Her baseline view is for seven 25bp cuts this year starting in March for a total of 175bp worth of cuts. The central scenario would be for a 25bp cut at every meeting, but admittedly cutting cycles rarely go this smoothly and it is possible that some larger cuts and pauses will weave their way into the actual Fed funds rate path this year. Uruci assigns a 60% probability to this outcome.

A dovish scenario could frontload cuts as follows: a cut of 25bps in March followed by several 50bp cuts in May, June, and July before a pause to assess the effects on the economy.  Developments in inflation and the labor market would both have to show concerningly fast cooling for this to occur.  A benchmark for these indicators could be sustained core inflation prints showing run-rates further below the 2% target and payroll growth of less than or equal to 100k per month.

Together, these signs would illustrate underperformance against the Fed’s dual mandate of price stability and full employment implying that the FOMC must cut at a faster pace to avoid damaging the economy.  Urici assigns 25% probability to this outcome.

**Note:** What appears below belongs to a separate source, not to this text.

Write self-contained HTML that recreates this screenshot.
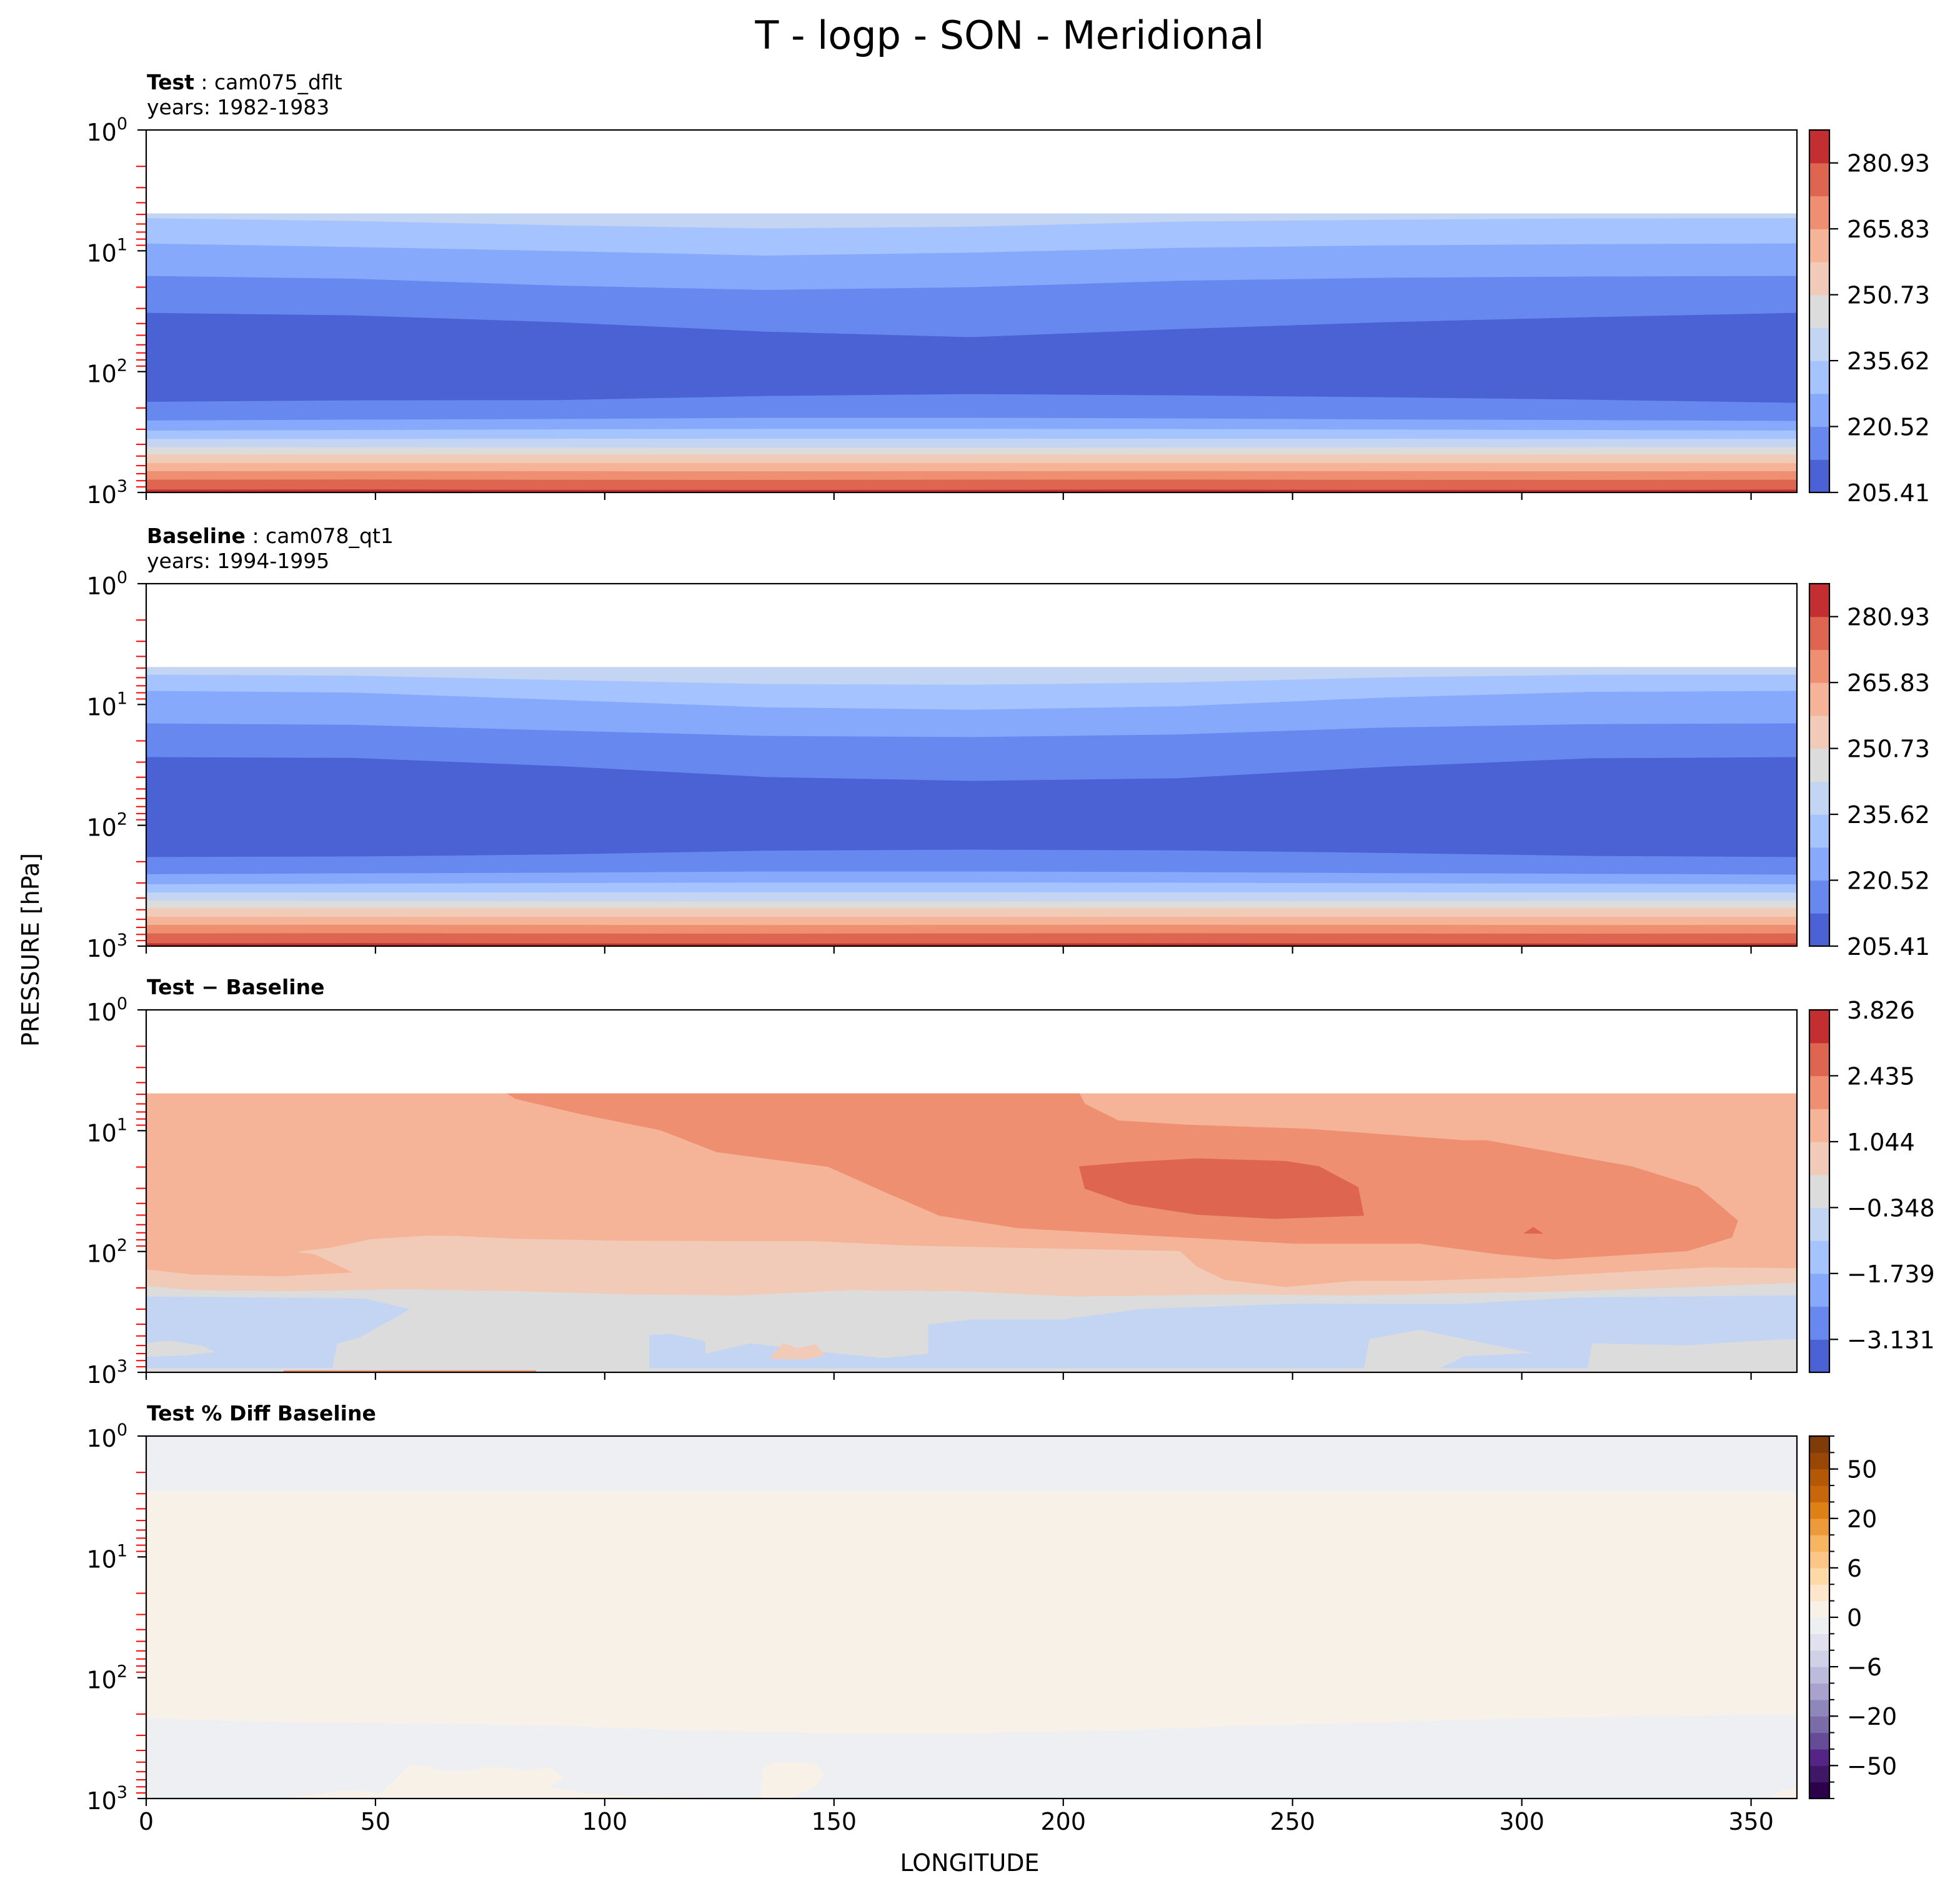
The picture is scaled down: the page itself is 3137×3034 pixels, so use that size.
<!DOCTYPE html>
<html><head><meta charset="utf-8"><style>
html,body{margin:0;padding:0;background:#fff;}
svg{display:block;font-family:"DejaVu Sans","Liberation Sans",sans-serif;}
</style></head><body>
<svg id="fig" xmlns="http://www.w3.org/2000/svg" width="3137" height="3034" viewBox="0 0 1568.5 1517">
<rect width="1568.5" height="1517" fill="#fff"/>
<text x="808" y="39" font-size="31" text-anchor="middle">T - logp - SON - Meridional</text>
<text x="117.5" y="71.5" font-size="16.5"><tspan font-weight="bold">Test</tspan><tspan> : cam075_dflt</tspan></text>
<text x="117.5" y="91.6" font-size="16.5">years: 1982-1983</text>
<text x="117.5" y="434.5" font-size="16.5"><tspan font-weight="bold">Baseline</tspan><tspan> : cam078_qt1</tspan></text>
<text x="117.5" y="454.6" font-size="16.5">years: 1994-1995</text>
<text x="117.5" y="795.6" font-size="16.5" font-weight="bold">Test − Baseline</text>
<text x="117.5" y="1136.6" font-size="16.5" font-weight="bold">Test % Diff Baseline</text>
<text x="776" y="1497" font-size="19" text-anchor="middle">LONGITUDE</text>
<text transform="translate(31,760) rotate(-90)" font-size="19" text-anchor="middle">PRESSURE [hPa]</text>
<g id="layer"></g>
</svg>
<script>
// ---------- data ----------
const LON = [0,45,90,135,180,225,270,315,360];
// Test panel contour boundaries (hPa), top to bottom
const testBounds = [
 [4.93,4.93,4.93,4.93,4.93,4.93,4.93,4.93,4.93],
 [5.39,5.69,6.18,6.57,6.34,5.76,5.56,5.42,5.39],
 [8.74,9.34,10.1,11.0,10.4,9.5,9.06,8.85,8.74],
 [16.2,17.1,19.5,21.2,20.1,17.8,16.8,16.4,16.2],
 [32.8,34.4,39.2,46.9,52.1,44.7,39.2,35.6,32.8],
 [178.6,173.6,172.8,159.8,154.1,157.9,163.6,171.6,182.1],
 [255,251,248,242,242,245,250,253,257],
 [309,306,302,299,299,300,303,306,309],
 [362,362,361,360,360,361,361,362,362],
 [422,424,427,429,429,427,425,423,422],
 [487,487,487,487,487,487,487,487,487],
 [575,575,575,575,575,575,575,575,575],
 [670,668,670,672,670,668,670,672,670],
 [788,785,790,792,788,786,790,792,788],
 [953,950,955,958,955,952,955,958,953]
];
// Baseline panel contour boundaries (hPa)
const baseBounds = [
 [4.93,4.93,4.93,4.93,4.93,4.93,4.93,4.93,4.93],
 [5.69,5.8,6.3,6.8,6.9,6.6,6.0,5.7,5.69],
 [7.76,8.0,9.2,10.6,11.1,10.4,8.8,7.9,7.76],
 [14.4,14.8,16.5,18.3,18.7,17.8,15.6,14.6,14.4],
 [27.4,27.8,32.5,40,43.1,41,33,28,27.4],
 [184,182,175,163,159.8,162,170,180,184],
 [255,251,248,242,242,245,250,253,257],
 [309,306,302,299,299,300,303,306,309],
 [362,362,361,360,360,361,361,362,362],
 [422,424,427,429,429,427,425,423,422],
 [487,487,487,487,487,487,487,487,487],
 [575,575,575,575,575,575,575,575,575],
 [670,668,670,672,670,668,670,672,670],
 [788,785,790,792,788,786,790,792,788],
 [953,950,955,958,955,952,955,958,953]
];
const bandColorIdx = [4,3,2,1,0,1,2,3,4,5,6,7,8,9,10];
const coolwarm = ['#4a62d3','#6788ee','#86a9fc','#a5c3fe','#c4d5f3','#dcdcdc','#f1cbb7','#f5b497','#ef8f72','#de654f','#c32e31'];
const tempTicks = ['205.41','220.52','235.62','250.73','265.83','280.93'];
const tempTickIdx = [0,2,4,6,8,10];
const diffTicks = ['−3.131','−1.739','−0.348','1.044','2.435','3.826'];
const diffTickIdx = [1,3,5,7,9,11];
// Difference panel regions: longitude + log10(pressure)
const diffF2Lon = [0,10,29.4,45.3,36.7,33.1,40.4,48.9,61.1,68.4,80.6,104.9,146.3,165.7,190.1,225.4,229,235.1,248.5,263.1,277.7,299.6,324,341,360,360,0];
const diffF2LogP = [2.150,2.193,2.207,2.176,2.021,2.003,1.969,1.900,1.871,1.874,1.897,1.914,1.917,1.952,1.972,1.998,2.124,2.236,2.297,2.245,2.245,2.219,2.167,2.133,2.141,3,3];
const diffGrayLon = [0,10,31.9,56.2,80.6,104.9,129.2,153.6,177.9,202.2,238.7,263.1,287.4,311.8,336.1,360,360,0];
const diffGrayLogP = [2.288,2.322,2.331,2.314,2.331,2.357,2.366,2.322,2.331,2.374,2.357,2.366,2.348,2.331,2.297,2.262,3,3];
const diffBlueALon = [0,47.7,57.4,51.4,46.5,41.6,40.4,0];
const diffBlueALogP = [2.374,2.391,2.478,2.607,2.710,2.762,3,3];
const diffBlueBLon = [109.8,114.6,121.9,121.9,131.7,151.1,160.9,170.6,170.6,180.4,199.8,216.9,250.9,287.5,311.8,360,360,109.8];
const diffBlueBLogP = [2.693,2.684,2.745,2.848,2.762,2.848,2.883,2.848,2.607,2.564,2.564,2.478,2.434,2.434,2.383,2.365,3,3];
const diffGray1Lon = [265.5,266.8,277.7,287.5,302.0,287.5,280.1];
const diffGray1LogP = [3,2.727,2.650,2.727,2.840,2.865,3];
const diffGray2Lon = [314.2,315.4,336.1,345.9,358,360,360];
const diffGray2LogP = [3,2.762,2.779,2.753,2.727,2.727,3];
const diffGray3Lon = [0,5,12,15,8,0];
const diffGray3LogP = [2.76,2.74,2.78,2.83,2.86,2.87];
const diffStripLon = [0,360,360,0];
const diffStripLogP = [2.968,2.968,3,3];
const diffSmallLon = [136,139,142,146,148,144,138];
const diffSmallLogP = [2.88,2.76,2.80,2.77,2.86,2.89,2.89];
const diffRedLon = [30,85,85,30];
const diffRedLogP = [2.986,2.986,3,3];
const diffF09Lon = [78.8,80.6,95.2,112.2,124.4,148.7,160.9,173.0,190.1,226.6,250.9,277.7,294.7,306.9,336.1,345.8,347.1,338.5,324.0,292.3,287.4,253.4,226.6,212.0,204.7,203.5];
const diffF09LogP = [0.693,0.736,0.865,0.995,1.176,1.297,1.503,1.702,1.805,1.883,1.934,1.934,2.021,2.064,1.995,1.883,1.745,1.469,1.297,1.081,1.081,0.986,0.952,0.917,0.779,0.693];
const diffE06Lon = [203.5,204.7,214.4,229.0,246.1,265.5,264.3,255.8,248.5,229.0,214.4];
const diffE06LogP = [1.297,1.478,1.607,1.693,1.728,1.702,1.469,1.297,1.253,1.231,1.262];
const diffDotLon = [300.5,302.5,304.5];
const diffDotLogP = [1.85,1.80,1.85];
// Percent-diff panel
const pctLowLon = [0,30,60,90,120,150,180,210,240,270,300,330,360,360,0];
const pctLowLogP = [2.338,2.369,2.379,2.400,2.441,2.462,2.462,2.441,2.400,2.369,2.338,2.317,2.307,3,3];
const pctTopLogP = 0.455;
const pctBlob1Lon = [30,44.0,51.0,54.5,57.5,61.4,64.0,69.3,73.6,78.8,82.3,88.4,91.0,87.5,95.4,108.4,130];
const pctBlob1LogP = [3,2.933,2.959,2.838,2.726,2.734,2.769,2.778,2.743,2.743,2.769,2.743,2.838,2.907,2.959,2.984,3];
const pctBlob2Lon = [134,134.5,137,146,148,146,140];
const pctBlob2LogP = [3,2.75,2.70,2.71,2.80,2.90,3];
const pctBlob3Lon = [354,357,360,360];
const pctBlob3LogP = [3,2.93,2.92,3];
const puor = ['#2d004b','#3e1766','#542586','#664c98','#7b6ba7','#8e87b9','#a8a2cc','#bcbbdb','#d0d1e6','#e1e1ee','#eeeff3','#f7f1e8','#fee6cc','#fed9a6','#fdc588','#f8b55f','#ec9a3a','#dd8016','#c8660b','#b35806','#9a4706','#7f3b08'];
const pctTicks = ['−50','−20','−6','0','6','20','50'];
const pctTickIdx = [2,5,8,11,14,17,20];
const xTicks = [0,50,100,150,200,250,300,350];
const yDecades = [0,1,2,3];

// ---------- scales ----------
const NS='http://www.w3.org/2000/svg';
const PL=117, PR=1438, PH=290;
const panelTops=[104,467,808,1149];
const X = lon => PL + lon*(PR-PL)/360;
const YP = (top,p) => top + Math.log10(p)/3*PH;
const YL = (top,lp) => top + Math.max(0,Math.min(3,lp))/3*PH;
const layer=document.getElementById('layer');
function mk(tag,attrs,parent){const e=document.createElementNS(NS,tag);for(const k in attrs)e.setAttribute(k,attrs[k]);(parent||layer).appendChild(e);return e;}

function clip(i){
  const cp=mk('clipPath',{id:'clip'+i});
  mk('rect',{x:PL,y:panelTops[i],width:PR-PL,height:PH},cp);
}
function drawBands(i,bounds,g){
  const top=panelTops[i];
  for(let b=0;b<bounds.length;b++){
    const up=bounds[b];
    const lo=b+1<bounds.length?bounds[b+1]:LON.map(()=>1000);
    let d='M'+LON.map((l,k)=>X(l).toFixed(2)+','+YP(top,up[k]).toFixed(2)).join(' L');
    for(let k=LON.length-1;k>=0;k--) d+=' L'+X(LON[k]).toFixed(2)+','+YP(top,lo[k]).toFixed(2);
    const p=mk('path',{d:d+'Z',fill:coolwarm[bandColorIdx[b]],stroke:coolwarm[bandColorIdx[b]],'stroke-width':0.4},g);
    
    
  }
}
function poly(i,lons,lps,color,name,g){
  const top=panelTops[i];
  const d='M'+lons.map((l,k)=>X(l).toFixed(2)+','+YL(top,lps[k]).toFixed(2)).join(' L')+'Z';
  const p=mk('path',{d:d,fill:color,stroke:color,'stroke-width':0.4},g);
  
  
}
function axes(i,showLabels){
  const top=panelTops[i], bot=top+PH;
  const g=mk('g',{});
  
  
  for(const dcd of [0,1,2]) for(let m=2;m<=9;m++){
    const y=YP(top,m*Math.pow(10,dcd));
    const t=mk('line',{x1:109,x2:117,y1:y,y2:y,stroke:'#ff0000','stroke-width':1},g);
    
    
  }
  for(const dcd of yDecades){
    const y=YP(top,Math.pow(10,dcd));
    const t=mk('line',{x1:110,x2:117,y1:y,y2:y,stroke:'#000','stroke-width':1.1},g);
    
    
    const tx=mk('text',{x:102,y:y+8.5,'font-size':19,'text-anchor':'end'},g);
    
    
    tx.textContent='10';
    const s=mk('tspan',{'font-size':13.5,dy:-9},tx);
    s.textContent=String(dcd);
  }
  for(const xv of xTicks){
    const x=X(xv);
    const t=mk('line',{x1:x,x2:x,y1:bot,y2:bot+6,stroke:'#000','stroke-width':1.1},g);
    
    
    if(showLabels){
      const tx=mk('text',{x:x,y:bot+25,'font-size':19,'text-anchor':'middle'},g);
      
      
      tx.textContent=String(xv);
    }
  }
  const fr=mk('rect',{x:PL,y:top,width:PR-PL,height:PH,fill:'none',stroke:'#000','stroke-width':1.1},g);
  
  
}
function colorbar(i,colors,ticks,tickIdx,minor){
  const top=panelTops[i], n=colors.length, h=PH/n, x0=1448, w=16;
  const g=mk('g',{});
  
  
  colors.forEach((c,k)=>{
    const r=mk('rect',{x:x0,y:top+PH-(k+1)*h,width:w,height:h+0.3,fill:c},g);
    
    
  });
  if(minor){for(let k=0;k<=n;k++){const y=top+PH-k*h;mk('line',{x1:x0+w,x2:x0+w+4,y1:y,y2:y,stroke:'#000','stroke-width':1},g);}}
  ticks.forEach((lab,j)=>{
    const y=top+PH-tickIdx[j]*h;
    mk('line',{x1:x0+w,x2:x0+w+7,y1:y,y2:y,stroke:'#000','stroke-width':1.1},g);
    const t=mk('text',{x:1478,y:y+7,'font-size':19},g);
    
    
    t.textContent=lab;
  });
  mk('rect',{x:x0,y:top,width:w,height:PH,fill:'none',stroke:'#000','stroke-width':1.1},g);
}

// ---------- draw ----------
for(let i=0;i<4;i++) clip(i);
const g1=mk('g',{'clip-path':'url(#clip0)'});


drawBands(0,testBounds,g1);
const g2=mk('g',{'clip-path':'url(#clip1)'});


drawBands(1,baseBounds,g2);

const g3=mk('g',{'clip-path':'url(#clip2)'});


poly(2,[0,360,360,0],[0.693,0.693,3,3],coolwarm[7],'diff-base',g3);
poly(2,diffF2Lon,diffF2LogP,coolwarm[6],'diff-region-0p3-1p0',g3);
poly(2,diffGrayLon,diffGrayLogP,coolwarm[5],'diff-region-near-zero',g3);
poly(2,diffBlueALon,diffBlueALogP,coolwarm[4],'diff-negative-west',g3);
poly(2,diffBlueBLon,diffBlueBLogP,coolwarm[4],'diff-negative-east',g3);
poly(2,diffGray1Lon,diffGray1LogP,coolwarm[5],'diff-gray-blob',g3);
poly(2,diffGray2Lon,diffGray2LogP,coolwarm[5],'diff-gray-blob',g3);
poly(2,diffGray3Lon,diffGray3LogP,coolwarm[5],'diff-gray-blob',g3);
poly(2,diffStripLon,diffStripLogP,coolwarm[5],'diff-surface-strip',g3);
poly(2,diffSmallLon,diffSmallLogP,coolwarm[6],'diff-small-blob',g3);
poly(2,diffRedLon,diffRedLogP,coolwarm[8],'diff-surface-warm',g3);
poly(2,diffF09Lon,diffF09LogP,coolwarm[8],'diff-region-1p7-2p4',g3);
poly(2,diffE06Lon,diffE06LogP,coolwarm[9],'diff-max-region',g3);
poly(2,diffDotLon,diffDotLogP,coolwarm[9],'diff-max-dot',g3);

const g4=mk('g',{'clip-path':'url(#clip3)'});


poly(3,[0,360,360,0],[0,0,3,3],puor[11],'pct-base',g4);
poly(3,[0,360,360,0],[0,0,pctTopLogP,pctTopLogP],puor[10],'pct-top-negative',g4);
poly(3,pctLowLon,pctLowLogP,puor[10],'pct-lower-negative',g4);
poly(3,pctBlob1Lon,pctBlob1LogP,puor[11],'pct-blob',g4);
poly(3,pctBlob2Lon,pctBlob2LogP,puor[11],'pct-blob',g4);
poly(3,pctBlob3Lon,pctBlob3LogP,puor[11],'pct-blob',g4);

for(let i=0;i<4;i++) axes(i,i===3);
colorbar(0,coolwarm,tempTicks,tempTickIdx,false);
colorbar(1,coolwarm,tempTicks,tempTickIdx,false);
colorbar(2,coolwarm,diffTicks,diffTickIdx,false);
colorbar(3,puor,pctTicks,pctTickIdx,true);
</script>
</body></html>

A hawkish scenario would likely include a slower pace of cuts starting with 25bp at the March meeting and continuing to ease at every other meeting. An acceleration in employment growth and stalling progress on core inflation (especially core services) would push me to make it my baseline. Urici would assign a 15% probability to this outcome.

A possible dovish surprise: the FOMC could decide to add language that says monetary 'policy is sufficiently restrictive'. This would be a strong indication that further hikes have a near zero probability and go against the idea that the Fed still wants to keep some optionality, which is why it is not Urici's baseline.

Press conference: Urici expects that going into the press conference Chair Powell will want to leave the market pricing as close to current levels as possible. Powell will want to leave the door open to a March cut, but a 50/50 probability is probably right about where he wants it to be given there are two more employment and inflation reports before that meeting.